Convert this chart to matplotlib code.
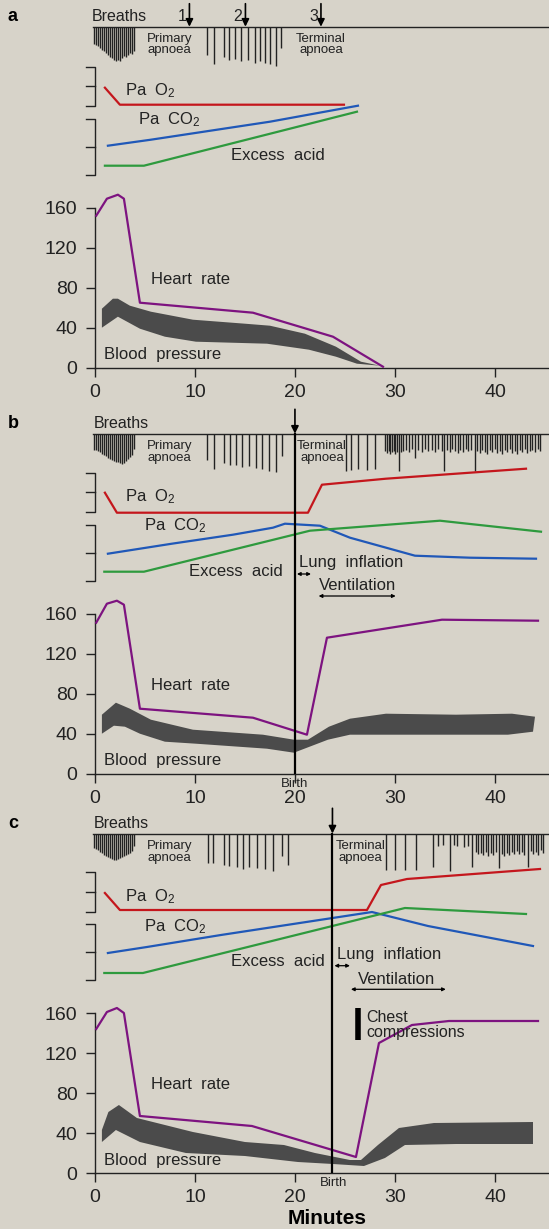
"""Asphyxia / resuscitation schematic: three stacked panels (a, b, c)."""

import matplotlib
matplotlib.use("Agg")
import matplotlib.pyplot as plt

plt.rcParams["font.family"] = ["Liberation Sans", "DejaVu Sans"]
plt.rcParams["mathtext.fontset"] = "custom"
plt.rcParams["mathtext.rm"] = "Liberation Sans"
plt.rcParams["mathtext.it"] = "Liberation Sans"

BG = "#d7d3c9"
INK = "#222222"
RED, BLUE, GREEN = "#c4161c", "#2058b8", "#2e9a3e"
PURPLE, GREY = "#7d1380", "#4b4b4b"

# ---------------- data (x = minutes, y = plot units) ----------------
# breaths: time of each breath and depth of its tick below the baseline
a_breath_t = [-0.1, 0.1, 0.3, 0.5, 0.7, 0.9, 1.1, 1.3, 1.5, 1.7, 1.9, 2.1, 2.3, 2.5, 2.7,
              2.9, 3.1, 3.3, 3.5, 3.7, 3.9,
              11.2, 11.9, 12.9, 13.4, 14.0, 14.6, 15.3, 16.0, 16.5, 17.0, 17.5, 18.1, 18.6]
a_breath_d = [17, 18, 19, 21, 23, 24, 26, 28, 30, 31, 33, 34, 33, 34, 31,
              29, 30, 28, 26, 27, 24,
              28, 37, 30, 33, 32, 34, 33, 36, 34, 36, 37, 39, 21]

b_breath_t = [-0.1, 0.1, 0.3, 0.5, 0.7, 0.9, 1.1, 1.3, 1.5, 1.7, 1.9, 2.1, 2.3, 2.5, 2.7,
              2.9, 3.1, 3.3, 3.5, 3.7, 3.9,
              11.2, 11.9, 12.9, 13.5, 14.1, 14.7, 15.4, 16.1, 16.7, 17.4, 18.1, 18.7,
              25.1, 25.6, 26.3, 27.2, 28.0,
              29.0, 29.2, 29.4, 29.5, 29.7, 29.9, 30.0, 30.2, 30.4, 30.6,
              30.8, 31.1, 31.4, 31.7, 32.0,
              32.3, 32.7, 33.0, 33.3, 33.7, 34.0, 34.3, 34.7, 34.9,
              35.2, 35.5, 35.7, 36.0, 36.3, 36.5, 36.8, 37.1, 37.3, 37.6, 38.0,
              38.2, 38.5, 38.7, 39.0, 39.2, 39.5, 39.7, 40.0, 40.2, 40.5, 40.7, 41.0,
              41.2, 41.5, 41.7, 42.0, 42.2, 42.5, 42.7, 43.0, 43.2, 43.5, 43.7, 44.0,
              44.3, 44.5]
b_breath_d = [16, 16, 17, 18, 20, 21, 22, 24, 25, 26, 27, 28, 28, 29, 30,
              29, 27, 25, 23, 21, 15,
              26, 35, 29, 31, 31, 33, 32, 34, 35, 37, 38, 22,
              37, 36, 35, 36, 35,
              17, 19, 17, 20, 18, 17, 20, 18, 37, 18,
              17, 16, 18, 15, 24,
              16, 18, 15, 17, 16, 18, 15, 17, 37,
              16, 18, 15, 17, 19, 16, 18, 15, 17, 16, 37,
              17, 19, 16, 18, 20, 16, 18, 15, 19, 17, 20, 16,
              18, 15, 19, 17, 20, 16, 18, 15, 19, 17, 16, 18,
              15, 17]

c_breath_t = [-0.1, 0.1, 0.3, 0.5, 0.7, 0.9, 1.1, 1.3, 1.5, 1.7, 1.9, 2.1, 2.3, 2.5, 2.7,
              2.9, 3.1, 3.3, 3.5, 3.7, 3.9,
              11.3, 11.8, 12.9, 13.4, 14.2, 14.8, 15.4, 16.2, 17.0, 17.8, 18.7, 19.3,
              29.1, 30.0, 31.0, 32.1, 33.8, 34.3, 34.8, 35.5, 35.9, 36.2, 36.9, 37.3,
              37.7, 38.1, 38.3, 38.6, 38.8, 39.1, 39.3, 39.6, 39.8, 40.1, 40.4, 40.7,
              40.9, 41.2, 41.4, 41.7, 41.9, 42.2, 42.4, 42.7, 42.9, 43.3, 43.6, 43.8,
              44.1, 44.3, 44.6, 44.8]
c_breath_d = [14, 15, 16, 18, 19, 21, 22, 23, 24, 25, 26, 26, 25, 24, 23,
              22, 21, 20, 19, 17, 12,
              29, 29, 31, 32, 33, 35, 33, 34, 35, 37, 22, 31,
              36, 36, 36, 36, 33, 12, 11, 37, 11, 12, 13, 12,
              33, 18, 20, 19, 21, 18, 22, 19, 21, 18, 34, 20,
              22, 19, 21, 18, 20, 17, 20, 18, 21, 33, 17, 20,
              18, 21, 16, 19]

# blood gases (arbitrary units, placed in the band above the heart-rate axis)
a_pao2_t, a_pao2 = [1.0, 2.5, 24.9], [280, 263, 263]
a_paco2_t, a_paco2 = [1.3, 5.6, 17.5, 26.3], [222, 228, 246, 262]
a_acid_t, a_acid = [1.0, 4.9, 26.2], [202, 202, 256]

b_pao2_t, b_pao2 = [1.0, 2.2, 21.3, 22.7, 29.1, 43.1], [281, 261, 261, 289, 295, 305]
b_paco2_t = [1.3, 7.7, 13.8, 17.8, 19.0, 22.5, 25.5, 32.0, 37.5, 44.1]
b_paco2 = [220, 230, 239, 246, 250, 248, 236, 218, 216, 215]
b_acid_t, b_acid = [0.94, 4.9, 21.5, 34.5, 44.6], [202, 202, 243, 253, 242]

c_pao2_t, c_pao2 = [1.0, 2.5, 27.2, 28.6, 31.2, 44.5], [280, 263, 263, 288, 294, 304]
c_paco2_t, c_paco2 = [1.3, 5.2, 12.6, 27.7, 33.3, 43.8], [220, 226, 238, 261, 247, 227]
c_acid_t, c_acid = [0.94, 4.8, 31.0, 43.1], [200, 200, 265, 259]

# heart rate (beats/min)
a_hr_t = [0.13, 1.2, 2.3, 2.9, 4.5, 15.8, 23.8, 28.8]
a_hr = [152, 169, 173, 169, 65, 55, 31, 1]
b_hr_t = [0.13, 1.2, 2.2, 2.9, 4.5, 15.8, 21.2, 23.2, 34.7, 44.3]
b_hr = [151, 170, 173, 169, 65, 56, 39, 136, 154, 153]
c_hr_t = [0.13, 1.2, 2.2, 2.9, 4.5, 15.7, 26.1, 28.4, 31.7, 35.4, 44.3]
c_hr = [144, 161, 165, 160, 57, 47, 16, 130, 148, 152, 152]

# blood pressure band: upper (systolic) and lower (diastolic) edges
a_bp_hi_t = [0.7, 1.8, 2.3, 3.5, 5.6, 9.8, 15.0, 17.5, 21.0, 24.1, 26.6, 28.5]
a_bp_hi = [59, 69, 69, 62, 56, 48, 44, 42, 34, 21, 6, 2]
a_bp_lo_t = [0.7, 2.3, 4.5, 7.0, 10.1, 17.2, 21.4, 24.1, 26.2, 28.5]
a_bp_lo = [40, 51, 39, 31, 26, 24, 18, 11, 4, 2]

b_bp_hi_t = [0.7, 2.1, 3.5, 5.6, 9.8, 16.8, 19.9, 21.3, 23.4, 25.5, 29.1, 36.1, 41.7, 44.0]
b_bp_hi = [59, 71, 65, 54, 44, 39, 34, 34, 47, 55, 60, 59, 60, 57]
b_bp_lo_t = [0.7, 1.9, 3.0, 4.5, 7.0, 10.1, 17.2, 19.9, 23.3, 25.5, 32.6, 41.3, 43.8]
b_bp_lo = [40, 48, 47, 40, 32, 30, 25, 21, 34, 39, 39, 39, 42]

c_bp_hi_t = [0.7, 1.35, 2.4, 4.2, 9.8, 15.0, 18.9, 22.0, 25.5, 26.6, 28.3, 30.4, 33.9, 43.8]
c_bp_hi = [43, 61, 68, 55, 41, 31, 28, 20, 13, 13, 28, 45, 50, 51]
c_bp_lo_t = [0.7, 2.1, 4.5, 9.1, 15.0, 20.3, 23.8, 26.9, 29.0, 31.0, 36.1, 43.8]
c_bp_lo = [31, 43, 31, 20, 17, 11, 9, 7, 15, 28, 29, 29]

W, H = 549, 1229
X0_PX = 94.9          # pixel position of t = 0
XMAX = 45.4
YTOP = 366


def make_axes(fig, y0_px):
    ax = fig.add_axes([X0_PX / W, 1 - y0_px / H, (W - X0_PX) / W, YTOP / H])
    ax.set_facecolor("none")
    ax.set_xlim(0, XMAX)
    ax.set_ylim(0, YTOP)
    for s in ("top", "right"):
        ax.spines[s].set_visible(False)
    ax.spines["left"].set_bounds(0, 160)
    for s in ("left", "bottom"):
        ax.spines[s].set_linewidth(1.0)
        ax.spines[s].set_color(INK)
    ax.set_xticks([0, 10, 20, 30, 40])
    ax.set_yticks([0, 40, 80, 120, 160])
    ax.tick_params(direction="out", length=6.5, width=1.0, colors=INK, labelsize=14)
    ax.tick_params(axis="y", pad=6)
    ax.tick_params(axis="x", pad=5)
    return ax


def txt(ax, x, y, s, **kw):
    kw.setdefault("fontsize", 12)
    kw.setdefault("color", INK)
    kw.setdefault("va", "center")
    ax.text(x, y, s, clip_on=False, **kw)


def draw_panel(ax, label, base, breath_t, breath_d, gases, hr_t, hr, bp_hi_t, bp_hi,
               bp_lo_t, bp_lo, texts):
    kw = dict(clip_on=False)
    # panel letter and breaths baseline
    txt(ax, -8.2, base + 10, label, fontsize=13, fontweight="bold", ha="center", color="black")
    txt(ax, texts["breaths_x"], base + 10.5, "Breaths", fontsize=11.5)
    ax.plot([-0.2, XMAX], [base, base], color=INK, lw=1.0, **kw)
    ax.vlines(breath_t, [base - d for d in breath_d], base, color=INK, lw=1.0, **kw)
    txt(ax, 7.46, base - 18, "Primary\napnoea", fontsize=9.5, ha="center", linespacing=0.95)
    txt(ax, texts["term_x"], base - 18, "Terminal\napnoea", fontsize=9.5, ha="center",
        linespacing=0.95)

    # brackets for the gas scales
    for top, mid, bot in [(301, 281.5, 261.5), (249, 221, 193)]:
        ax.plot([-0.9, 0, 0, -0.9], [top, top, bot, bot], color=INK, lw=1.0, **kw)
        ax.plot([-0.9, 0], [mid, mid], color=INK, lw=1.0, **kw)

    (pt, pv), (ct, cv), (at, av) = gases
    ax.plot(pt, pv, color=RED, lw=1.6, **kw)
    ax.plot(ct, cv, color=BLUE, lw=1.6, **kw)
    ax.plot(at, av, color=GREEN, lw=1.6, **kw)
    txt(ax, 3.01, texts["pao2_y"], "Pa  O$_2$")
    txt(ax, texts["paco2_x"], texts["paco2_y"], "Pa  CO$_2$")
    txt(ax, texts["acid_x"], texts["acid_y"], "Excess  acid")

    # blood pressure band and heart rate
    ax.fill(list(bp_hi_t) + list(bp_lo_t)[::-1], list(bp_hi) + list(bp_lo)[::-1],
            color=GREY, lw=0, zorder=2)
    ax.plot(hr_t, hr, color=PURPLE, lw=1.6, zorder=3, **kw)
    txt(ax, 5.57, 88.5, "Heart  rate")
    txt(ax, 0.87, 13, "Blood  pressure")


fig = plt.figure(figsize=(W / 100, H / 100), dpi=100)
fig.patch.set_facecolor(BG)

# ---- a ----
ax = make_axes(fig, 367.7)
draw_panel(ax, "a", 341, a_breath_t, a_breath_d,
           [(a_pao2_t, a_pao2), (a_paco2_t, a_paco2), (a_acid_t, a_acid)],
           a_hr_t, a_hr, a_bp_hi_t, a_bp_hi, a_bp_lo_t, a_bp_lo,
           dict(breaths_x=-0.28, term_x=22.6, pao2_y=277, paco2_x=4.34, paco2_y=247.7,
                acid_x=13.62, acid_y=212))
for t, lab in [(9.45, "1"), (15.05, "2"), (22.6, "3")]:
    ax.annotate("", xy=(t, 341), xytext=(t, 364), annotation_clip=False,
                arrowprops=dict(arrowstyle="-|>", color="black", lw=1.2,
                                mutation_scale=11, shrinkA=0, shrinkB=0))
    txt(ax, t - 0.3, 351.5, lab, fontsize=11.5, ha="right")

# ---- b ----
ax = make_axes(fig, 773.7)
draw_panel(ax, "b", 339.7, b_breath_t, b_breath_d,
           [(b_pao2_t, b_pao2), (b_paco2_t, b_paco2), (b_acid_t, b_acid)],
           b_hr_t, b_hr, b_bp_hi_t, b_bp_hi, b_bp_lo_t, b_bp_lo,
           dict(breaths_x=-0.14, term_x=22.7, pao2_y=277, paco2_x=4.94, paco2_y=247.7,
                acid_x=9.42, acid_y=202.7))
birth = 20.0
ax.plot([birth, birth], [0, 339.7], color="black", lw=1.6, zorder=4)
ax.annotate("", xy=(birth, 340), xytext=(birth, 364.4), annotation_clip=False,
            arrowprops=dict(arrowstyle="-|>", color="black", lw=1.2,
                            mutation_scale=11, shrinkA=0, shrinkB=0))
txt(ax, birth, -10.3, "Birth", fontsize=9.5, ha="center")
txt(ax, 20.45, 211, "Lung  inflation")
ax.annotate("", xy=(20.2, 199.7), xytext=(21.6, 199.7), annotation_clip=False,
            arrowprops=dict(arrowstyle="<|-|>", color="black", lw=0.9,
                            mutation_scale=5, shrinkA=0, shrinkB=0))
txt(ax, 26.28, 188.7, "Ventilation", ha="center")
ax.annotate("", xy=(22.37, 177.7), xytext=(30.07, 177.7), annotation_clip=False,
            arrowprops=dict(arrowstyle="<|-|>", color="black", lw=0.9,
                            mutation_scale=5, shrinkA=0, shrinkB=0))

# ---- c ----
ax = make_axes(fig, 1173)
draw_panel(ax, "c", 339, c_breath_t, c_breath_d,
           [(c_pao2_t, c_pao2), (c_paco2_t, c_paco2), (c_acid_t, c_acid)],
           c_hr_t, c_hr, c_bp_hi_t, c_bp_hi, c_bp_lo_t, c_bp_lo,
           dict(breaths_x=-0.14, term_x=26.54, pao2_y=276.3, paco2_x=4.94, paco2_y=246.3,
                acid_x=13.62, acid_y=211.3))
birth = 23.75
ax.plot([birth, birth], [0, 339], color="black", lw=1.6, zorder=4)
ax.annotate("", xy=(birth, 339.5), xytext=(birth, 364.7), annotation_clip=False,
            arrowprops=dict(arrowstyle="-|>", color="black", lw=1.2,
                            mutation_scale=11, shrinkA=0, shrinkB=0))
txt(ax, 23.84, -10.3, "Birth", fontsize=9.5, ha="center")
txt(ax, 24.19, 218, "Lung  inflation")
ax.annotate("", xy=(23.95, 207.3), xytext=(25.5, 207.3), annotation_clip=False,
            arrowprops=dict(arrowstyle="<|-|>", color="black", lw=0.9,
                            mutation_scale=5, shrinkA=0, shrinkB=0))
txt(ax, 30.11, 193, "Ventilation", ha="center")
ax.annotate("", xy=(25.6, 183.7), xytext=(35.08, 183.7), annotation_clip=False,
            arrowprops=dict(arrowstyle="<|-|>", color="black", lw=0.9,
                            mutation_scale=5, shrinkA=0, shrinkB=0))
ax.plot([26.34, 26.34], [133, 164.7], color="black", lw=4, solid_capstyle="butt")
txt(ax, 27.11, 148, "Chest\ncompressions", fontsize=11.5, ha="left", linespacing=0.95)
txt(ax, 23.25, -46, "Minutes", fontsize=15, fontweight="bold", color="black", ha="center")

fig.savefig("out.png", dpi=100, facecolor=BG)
┄┄┄┄┄┄
**Task instructions**
Only the lines from the start of the material through the line containing "37, 39, 21]" should be transcribed. Pictures stay out.

**Response to this task**
Convert this chart to matplotlib code.
"""Asphyxia / resuscitation schematic: three stacked panels (a, b, c)."""

import matplotlib
matplotlib.use("Agg")
import matplotlib.pyplot as plt

plt.rcParams["font.family"] = ["Liberation Sans", "DejaVu Sans"]
plt.rcParams["mathtext.fontset"] = "custom"
plt.rcParams["mathtext.rm"] = "Liberation Sans"
plt.rcParams["mathtext.it"] = "Liberation Sans"

BG = "#d7d3c9"
INK = "#222222"
RED, BLUE, GREEN = "#c4161c", "#2058b8", "#2e9a3e"
PURPLE, GREY = "#7d1380", "#4b4b4b"

# ---------------- data (x = minutes, y = plot units) ----------------
# breaths: time of each breath and depth of its tick below the baseline
a_breath_t = [-0.1, 0.1, 0.3, 0.5, 0.7, 0.9, 1.1, 1.3, 1.5, 1.7, 1.9, 2.1, 2.3, 2.5, 2.7,
              2.9, 3.1, 3.3, 3.5, 3.7, 3.9,
              11.2, 11.9, 12.9, 13.4, 14.0, 14.6, 15.3, 16.0, 16.5, 17.0, 17.5, 18.1, 18.6]
a_breath_d = [17, 18, 19, 21, 23, 24, 26, 28, 30, 31, 33, 34, 33, 34, 31,
              29, 30, 28, 26, 27, 24,
              28, 37, 30, 33, 32, 34, 33, 36, 34, 36, 37, 39, 21]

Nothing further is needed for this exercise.